→ **Exercise description**:
Copy out all the lines where "this" shows up.

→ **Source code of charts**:

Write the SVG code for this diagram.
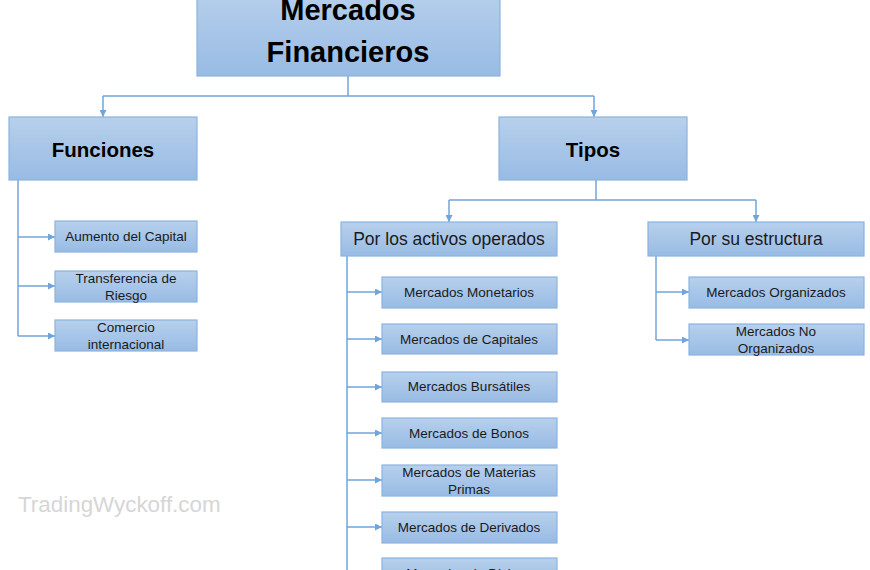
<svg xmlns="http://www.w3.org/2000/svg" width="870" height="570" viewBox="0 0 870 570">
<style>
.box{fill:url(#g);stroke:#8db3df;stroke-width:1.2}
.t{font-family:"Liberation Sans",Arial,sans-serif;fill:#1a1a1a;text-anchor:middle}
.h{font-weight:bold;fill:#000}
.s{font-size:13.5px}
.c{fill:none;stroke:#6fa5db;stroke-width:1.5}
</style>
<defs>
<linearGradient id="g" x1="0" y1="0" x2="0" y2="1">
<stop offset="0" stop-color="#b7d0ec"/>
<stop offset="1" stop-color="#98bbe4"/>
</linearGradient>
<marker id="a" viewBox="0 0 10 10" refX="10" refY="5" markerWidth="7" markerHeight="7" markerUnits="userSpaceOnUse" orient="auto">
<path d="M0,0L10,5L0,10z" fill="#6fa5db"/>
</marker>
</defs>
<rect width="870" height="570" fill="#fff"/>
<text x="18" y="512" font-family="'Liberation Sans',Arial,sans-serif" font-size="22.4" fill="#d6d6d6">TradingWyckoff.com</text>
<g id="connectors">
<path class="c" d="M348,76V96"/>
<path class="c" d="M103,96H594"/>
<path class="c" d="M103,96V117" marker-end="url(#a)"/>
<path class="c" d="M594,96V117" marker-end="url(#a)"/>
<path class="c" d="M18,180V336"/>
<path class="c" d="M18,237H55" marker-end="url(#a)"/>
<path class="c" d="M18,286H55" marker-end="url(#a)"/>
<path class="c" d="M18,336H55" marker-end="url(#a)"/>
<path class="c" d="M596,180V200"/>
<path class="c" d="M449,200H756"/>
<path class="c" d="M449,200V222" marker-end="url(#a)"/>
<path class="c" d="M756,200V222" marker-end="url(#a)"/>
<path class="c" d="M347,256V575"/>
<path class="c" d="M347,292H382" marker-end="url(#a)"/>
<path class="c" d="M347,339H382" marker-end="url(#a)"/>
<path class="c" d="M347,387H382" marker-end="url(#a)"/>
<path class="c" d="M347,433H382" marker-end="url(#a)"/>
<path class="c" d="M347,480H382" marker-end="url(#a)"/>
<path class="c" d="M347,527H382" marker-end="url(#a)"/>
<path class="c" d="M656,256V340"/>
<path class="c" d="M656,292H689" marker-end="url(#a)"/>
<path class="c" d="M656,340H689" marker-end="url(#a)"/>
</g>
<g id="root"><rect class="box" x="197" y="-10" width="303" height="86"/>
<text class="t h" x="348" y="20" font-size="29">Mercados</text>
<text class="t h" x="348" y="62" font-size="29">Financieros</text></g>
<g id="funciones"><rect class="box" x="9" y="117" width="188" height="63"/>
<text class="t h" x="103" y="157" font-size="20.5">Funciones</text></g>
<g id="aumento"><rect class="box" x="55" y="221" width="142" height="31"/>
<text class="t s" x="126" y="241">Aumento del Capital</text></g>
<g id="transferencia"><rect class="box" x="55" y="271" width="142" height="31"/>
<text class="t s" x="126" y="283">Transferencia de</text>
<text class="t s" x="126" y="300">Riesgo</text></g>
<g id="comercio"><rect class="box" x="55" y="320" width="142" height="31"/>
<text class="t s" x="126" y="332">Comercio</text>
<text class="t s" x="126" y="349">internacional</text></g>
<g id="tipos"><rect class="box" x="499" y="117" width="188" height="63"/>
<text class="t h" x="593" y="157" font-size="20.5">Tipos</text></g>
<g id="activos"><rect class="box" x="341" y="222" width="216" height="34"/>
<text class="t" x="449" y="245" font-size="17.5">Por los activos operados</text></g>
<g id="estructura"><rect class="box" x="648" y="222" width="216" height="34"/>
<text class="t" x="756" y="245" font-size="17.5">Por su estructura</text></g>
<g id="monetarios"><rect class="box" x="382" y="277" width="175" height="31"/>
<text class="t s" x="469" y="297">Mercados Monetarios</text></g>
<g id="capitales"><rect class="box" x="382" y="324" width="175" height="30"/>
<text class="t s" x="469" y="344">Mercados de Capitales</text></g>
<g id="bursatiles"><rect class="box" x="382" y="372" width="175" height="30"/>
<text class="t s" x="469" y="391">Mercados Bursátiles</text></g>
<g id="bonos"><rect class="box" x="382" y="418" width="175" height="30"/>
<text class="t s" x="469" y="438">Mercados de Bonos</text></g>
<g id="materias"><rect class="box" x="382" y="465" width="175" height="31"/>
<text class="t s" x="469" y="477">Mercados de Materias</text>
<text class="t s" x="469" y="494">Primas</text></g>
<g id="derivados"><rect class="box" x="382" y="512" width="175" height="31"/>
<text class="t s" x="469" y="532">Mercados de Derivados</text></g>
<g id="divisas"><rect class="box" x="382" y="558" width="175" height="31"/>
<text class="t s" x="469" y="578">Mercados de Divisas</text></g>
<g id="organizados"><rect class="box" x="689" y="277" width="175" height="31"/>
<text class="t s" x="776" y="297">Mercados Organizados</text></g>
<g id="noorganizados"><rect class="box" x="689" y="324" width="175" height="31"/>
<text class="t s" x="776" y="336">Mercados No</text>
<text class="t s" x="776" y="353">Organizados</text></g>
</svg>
---
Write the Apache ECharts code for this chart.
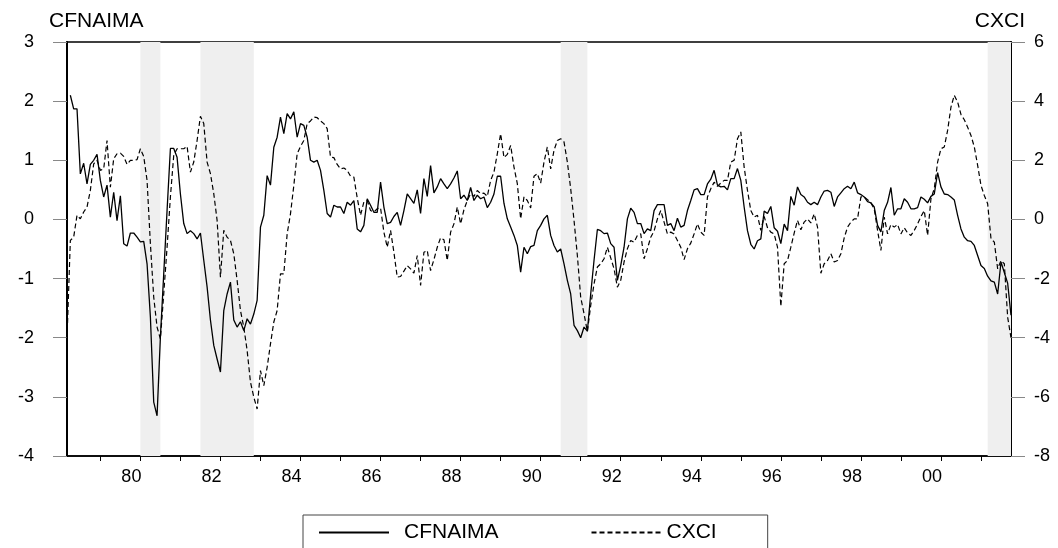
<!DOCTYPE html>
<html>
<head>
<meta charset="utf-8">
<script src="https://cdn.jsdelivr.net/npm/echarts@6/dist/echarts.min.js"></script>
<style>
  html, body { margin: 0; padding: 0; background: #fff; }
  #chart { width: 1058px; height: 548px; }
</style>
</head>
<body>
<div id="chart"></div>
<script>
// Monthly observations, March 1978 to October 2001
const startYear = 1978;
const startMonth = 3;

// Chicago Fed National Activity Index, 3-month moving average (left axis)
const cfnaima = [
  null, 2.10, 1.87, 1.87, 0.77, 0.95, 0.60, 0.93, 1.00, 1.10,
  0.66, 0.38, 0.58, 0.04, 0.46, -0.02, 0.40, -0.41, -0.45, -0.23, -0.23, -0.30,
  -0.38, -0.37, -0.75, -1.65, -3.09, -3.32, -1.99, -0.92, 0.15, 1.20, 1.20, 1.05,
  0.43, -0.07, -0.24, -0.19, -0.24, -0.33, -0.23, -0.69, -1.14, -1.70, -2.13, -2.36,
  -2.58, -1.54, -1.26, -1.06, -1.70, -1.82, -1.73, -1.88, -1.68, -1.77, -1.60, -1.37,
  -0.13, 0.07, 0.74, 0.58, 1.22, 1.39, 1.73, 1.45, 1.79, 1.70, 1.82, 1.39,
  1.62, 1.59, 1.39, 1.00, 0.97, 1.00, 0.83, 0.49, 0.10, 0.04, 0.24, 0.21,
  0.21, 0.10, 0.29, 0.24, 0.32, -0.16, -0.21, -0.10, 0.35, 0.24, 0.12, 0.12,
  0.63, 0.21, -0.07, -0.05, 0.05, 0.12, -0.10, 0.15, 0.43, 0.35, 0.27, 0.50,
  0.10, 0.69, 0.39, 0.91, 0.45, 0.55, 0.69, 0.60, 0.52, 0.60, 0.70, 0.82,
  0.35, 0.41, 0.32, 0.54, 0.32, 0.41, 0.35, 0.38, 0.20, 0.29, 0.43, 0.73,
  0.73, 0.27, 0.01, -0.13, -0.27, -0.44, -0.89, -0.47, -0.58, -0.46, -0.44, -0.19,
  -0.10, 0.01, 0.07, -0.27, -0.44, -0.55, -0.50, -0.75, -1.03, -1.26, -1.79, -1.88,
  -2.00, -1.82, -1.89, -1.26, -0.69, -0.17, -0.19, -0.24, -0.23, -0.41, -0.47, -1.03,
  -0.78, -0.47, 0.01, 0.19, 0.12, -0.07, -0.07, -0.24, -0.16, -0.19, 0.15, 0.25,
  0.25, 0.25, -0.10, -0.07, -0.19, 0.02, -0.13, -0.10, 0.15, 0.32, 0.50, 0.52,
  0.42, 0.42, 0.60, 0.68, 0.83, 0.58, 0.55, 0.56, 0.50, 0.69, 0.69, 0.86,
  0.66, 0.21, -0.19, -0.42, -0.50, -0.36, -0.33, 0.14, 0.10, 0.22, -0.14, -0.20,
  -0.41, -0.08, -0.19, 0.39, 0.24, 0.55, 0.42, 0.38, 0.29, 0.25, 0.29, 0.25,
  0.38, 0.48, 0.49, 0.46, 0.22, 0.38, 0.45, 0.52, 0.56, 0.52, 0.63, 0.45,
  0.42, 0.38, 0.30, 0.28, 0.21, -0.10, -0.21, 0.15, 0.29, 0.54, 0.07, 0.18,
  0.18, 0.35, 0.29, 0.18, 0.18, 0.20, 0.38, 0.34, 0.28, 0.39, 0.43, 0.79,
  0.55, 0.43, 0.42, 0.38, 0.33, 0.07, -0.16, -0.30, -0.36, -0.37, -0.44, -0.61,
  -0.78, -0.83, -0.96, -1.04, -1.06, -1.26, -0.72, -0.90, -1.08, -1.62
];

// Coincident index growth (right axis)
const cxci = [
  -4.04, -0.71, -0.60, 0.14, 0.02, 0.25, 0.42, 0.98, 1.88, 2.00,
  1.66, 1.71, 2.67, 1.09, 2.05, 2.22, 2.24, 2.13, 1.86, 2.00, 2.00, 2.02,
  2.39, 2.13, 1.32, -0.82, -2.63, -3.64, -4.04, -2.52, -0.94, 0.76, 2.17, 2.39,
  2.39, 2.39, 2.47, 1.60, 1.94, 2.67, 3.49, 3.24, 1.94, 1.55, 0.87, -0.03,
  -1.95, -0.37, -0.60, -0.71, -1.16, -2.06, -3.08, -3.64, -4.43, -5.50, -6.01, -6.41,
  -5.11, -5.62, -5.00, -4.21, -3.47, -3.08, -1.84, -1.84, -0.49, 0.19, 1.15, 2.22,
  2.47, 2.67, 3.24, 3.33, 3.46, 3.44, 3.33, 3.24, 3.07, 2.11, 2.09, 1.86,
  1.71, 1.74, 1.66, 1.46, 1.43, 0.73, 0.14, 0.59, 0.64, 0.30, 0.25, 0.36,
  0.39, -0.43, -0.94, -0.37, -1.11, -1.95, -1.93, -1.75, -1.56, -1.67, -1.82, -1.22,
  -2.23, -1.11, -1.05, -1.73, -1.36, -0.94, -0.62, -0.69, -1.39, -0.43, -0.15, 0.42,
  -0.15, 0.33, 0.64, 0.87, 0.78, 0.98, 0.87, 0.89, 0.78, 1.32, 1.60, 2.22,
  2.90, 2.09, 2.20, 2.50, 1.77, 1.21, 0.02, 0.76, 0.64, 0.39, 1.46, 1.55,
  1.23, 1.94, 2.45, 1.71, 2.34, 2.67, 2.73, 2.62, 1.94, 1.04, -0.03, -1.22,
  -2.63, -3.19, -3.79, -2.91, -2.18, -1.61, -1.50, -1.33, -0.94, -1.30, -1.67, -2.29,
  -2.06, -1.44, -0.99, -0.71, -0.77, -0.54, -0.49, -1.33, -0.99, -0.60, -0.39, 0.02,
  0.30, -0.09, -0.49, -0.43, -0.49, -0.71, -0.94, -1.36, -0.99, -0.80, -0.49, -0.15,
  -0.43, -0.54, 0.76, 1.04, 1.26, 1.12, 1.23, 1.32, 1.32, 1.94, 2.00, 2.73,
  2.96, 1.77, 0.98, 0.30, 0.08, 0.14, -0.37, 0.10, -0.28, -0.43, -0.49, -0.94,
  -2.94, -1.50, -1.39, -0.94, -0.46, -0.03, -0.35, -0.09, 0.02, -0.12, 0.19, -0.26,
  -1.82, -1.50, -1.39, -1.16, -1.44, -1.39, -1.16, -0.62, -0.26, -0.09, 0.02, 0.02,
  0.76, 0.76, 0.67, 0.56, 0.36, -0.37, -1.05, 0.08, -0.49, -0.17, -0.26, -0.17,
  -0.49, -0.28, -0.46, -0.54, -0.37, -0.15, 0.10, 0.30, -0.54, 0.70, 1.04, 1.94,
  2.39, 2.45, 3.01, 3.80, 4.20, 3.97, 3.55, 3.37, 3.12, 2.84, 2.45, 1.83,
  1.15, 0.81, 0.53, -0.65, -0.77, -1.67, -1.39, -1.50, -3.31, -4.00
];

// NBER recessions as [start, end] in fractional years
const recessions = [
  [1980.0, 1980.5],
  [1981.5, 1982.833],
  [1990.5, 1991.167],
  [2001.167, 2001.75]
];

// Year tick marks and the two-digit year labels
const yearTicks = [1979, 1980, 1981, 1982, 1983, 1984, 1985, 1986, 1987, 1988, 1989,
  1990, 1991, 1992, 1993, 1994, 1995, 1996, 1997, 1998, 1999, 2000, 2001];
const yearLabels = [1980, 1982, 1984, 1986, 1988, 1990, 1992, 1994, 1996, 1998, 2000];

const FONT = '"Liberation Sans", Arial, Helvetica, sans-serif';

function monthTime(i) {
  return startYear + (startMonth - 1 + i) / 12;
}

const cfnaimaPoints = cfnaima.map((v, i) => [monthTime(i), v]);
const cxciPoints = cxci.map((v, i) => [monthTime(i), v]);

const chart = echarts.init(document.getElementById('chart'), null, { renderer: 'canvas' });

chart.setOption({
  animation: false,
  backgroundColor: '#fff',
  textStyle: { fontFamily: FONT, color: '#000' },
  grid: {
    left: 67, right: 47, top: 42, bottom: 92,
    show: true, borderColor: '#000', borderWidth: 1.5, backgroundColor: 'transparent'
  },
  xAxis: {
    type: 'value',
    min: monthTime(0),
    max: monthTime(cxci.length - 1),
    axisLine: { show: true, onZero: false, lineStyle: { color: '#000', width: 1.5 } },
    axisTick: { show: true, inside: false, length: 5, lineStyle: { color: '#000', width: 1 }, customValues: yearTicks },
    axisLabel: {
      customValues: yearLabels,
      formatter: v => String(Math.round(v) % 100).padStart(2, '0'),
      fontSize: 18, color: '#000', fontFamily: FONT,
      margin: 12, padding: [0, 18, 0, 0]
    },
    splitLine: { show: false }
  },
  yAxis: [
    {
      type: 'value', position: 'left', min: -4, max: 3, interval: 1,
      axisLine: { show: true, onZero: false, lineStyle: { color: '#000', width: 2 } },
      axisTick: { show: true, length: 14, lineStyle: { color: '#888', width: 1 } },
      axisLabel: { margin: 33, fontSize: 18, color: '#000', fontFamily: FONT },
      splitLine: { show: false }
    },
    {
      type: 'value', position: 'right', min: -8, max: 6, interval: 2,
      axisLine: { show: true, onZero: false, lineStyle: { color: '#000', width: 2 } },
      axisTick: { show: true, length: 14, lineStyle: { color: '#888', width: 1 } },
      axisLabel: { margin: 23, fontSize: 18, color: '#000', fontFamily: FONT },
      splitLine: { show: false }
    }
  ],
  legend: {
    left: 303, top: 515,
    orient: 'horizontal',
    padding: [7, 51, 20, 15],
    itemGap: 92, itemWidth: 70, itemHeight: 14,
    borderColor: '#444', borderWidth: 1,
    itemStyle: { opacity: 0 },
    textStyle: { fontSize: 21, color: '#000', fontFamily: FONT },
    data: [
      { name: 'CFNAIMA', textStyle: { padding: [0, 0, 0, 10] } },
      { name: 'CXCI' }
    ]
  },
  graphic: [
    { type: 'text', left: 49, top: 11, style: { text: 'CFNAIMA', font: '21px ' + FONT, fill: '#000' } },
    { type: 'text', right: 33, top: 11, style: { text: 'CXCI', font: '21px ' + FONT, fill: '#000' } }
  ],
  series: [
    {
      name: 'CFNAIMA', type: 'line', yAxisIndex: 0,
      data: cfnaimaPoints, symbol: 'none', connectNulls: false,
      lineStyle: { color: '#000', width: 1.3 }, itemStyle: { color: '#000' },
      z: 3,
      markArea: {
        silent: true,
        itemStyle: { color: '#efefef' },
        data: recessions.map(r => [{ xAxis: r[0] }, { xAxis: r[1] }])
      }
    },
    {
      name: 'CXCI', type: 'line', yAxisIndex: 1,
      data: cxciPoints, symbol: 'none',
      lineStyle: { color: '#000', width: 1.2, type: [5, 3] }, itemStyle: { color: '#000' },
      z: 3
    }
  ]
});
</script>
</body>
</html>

→ **Full response**:
Write the SVG code for this diagram.
Write the Apache ECharts code for this chart.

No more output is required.